- **Material provided**:
-------------------------

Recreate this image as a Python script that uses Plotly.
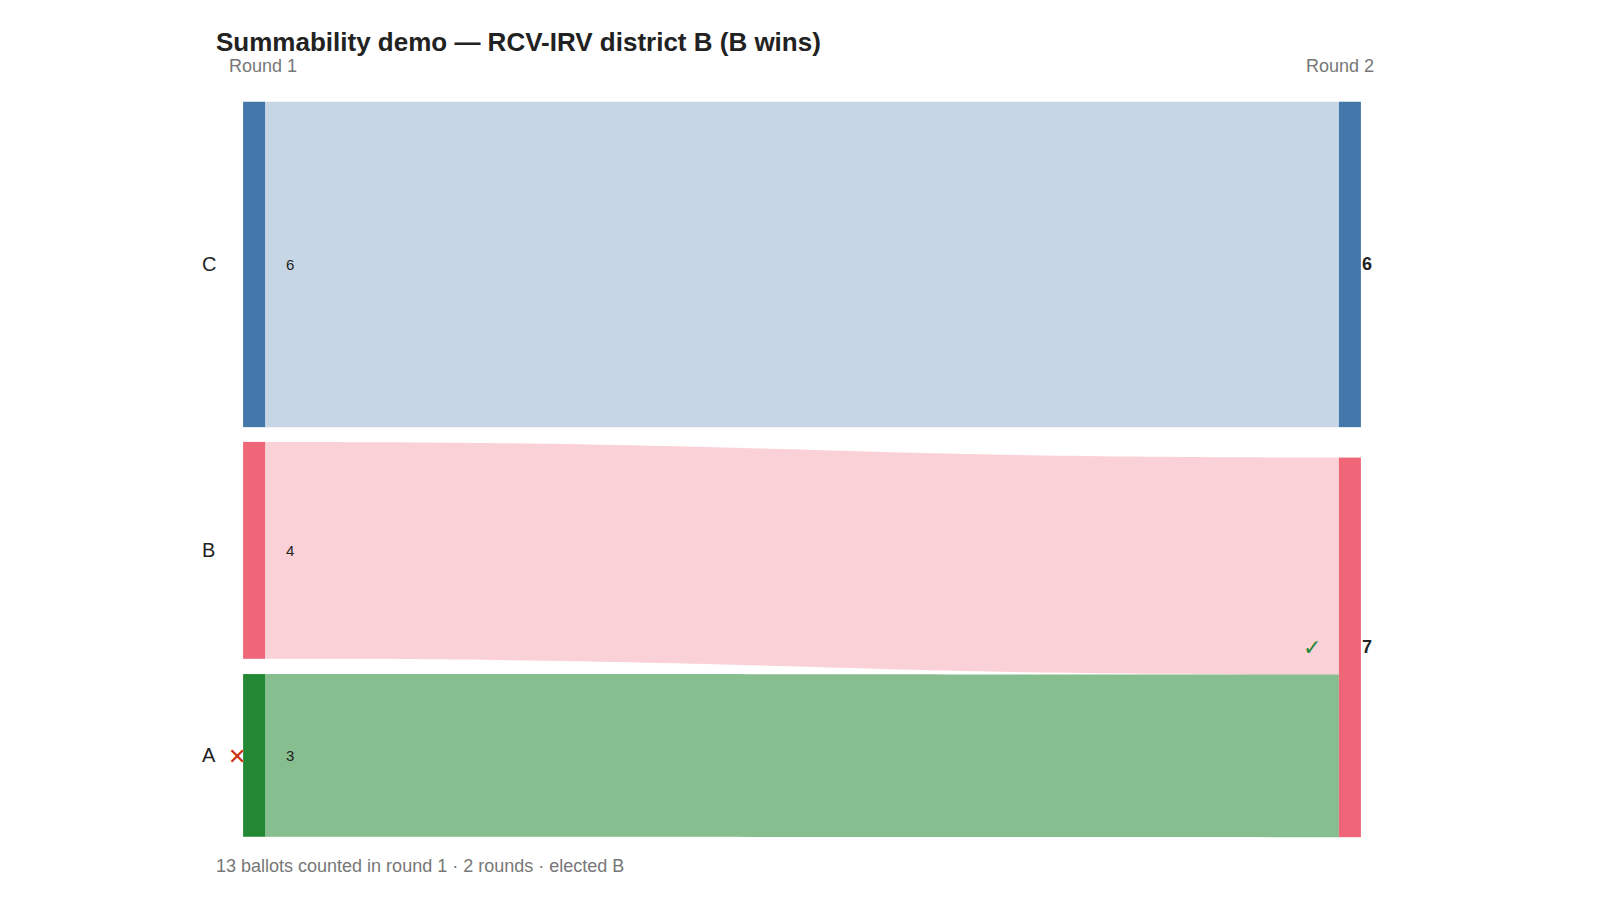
import plotly.graph_objects as go

node_names = ["C", "B", "A", "C", "B"]
node_colors = ["#4477AA", "#EE6677", "#228833", "#4477AA", "#EE6677"]
link_src = [0, 1, 2]
link_tgt = [3, 4, 4]
link_val = [6, 4, 3]
link_colors = ["rgba(68,119,170,0.3)", "rgba(238,102,119,0.3)", "rgba(34,136,51,0.55)"]
round_labels = ["Round 1", "Round 2"]
final_totals = [6, 7]

W, H = 1600, 900
x0, x1, y0, y1 = 245, 1343, 94, 829
def px(x): return x / W
def py(y): return 1 - y / H

fig = go.Figure(go.Sankey(
    arrangement="fixed",
    domain=dict(x=[px(x0), px(x1)], y=[py(y1), py(y0)]),
    node=dict(label=["", "", "", "", ""], color=node_colors, thickness=22, pad=15,
              line=dict(width=0),
              x=[0.001, 0.001, 0.001, 0.999, 0.999],
              y=[0.221, 0.610, 0.889, 0.221, 0.742], hoverinfo="skip"),
    link=dict(source=link_src, target=link_tgt, value=link_val, color=link_colors,
              hoverinfo="skip"),
))

F = "Liberation Sans, Arial, sans-serif"
ann = []
def add(x, y, t, size=18, color="#222", xa="center", bold=False):
    ann.append(dict(x=px(x), y=py(y), xref="paper", yref="paper", text=f"<b>{t}</b>" if bold else t,
                    showarrow=False, xanchor=xa, yanchor="middle",
                    font=dict(family=F, size=size, color=color)))

add(206, 34, "Summability demo — RCV-IRV district B (B wins)", 26, "#222", "left", True)
add(255, 58, round_labels[0], 18, "#777")
add(1332, 58, round_labels[1], 18, "#777")
left_y = [256, 542, 747]
for name, y, v in zip(node_names[:3], left_y, link_val):
    add(201, y, name, 20, "#222")
    add(276, y, str(v), 15, "#222", "left")
add(1352, 256, str(final_totals[0]), 18, "#222", "left", True)
add(1352, 639, str(final_totals[1]), 18, "#222", "left", True)
add(229, 748, "✕", 22, "#CC3311")
add(1304, 639, "✓", 22, "#228833")
add(206, 858, "13 ballots counted in round 1 · 2 rounds · elected B", 18, "#777", "left")

fig.update_layout(width=W, height=H, margin=dict(l=0, r=0, t=0, b=0),
                  paper_bgcolor="white", plot_bgcolor="white", annotations=ann,
                  font=dict(family=F))
fig.write_html("out.html")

-------------------------

- **Task requirements**:
Copy nothing but the lines from the first one in the listing through the line with "def py(y): return 1 - y / H", and omit the pictures.

- **Exercise answer**:
Recreate this image as a Python script that uses Plotly.
import plotly.graph_objects as go

node_names = ["C", "B", "A", "C", "B"]
node_colors = ["#4477AA", "#EE6677", "#228833", "#4477AA", "#EE6677"]
link_src = [0, 1, 2]
link_tgt = [3, 4, 4]
link_val = [6, 4, 3]
link_colors = ["rgba(68,119,170,0.3)", "rgba(238,102,119,0.3)", "rgba(34,136,51,0.55)"]
round_labels = ["Round 1", "Round 2"]
final_totals = [6, 7]

W, H = 1600, 900
x0, x1, y0, y1 = 245, 1343, 94, 829
def px(x): return x / W
def py(y): return 1 - y / H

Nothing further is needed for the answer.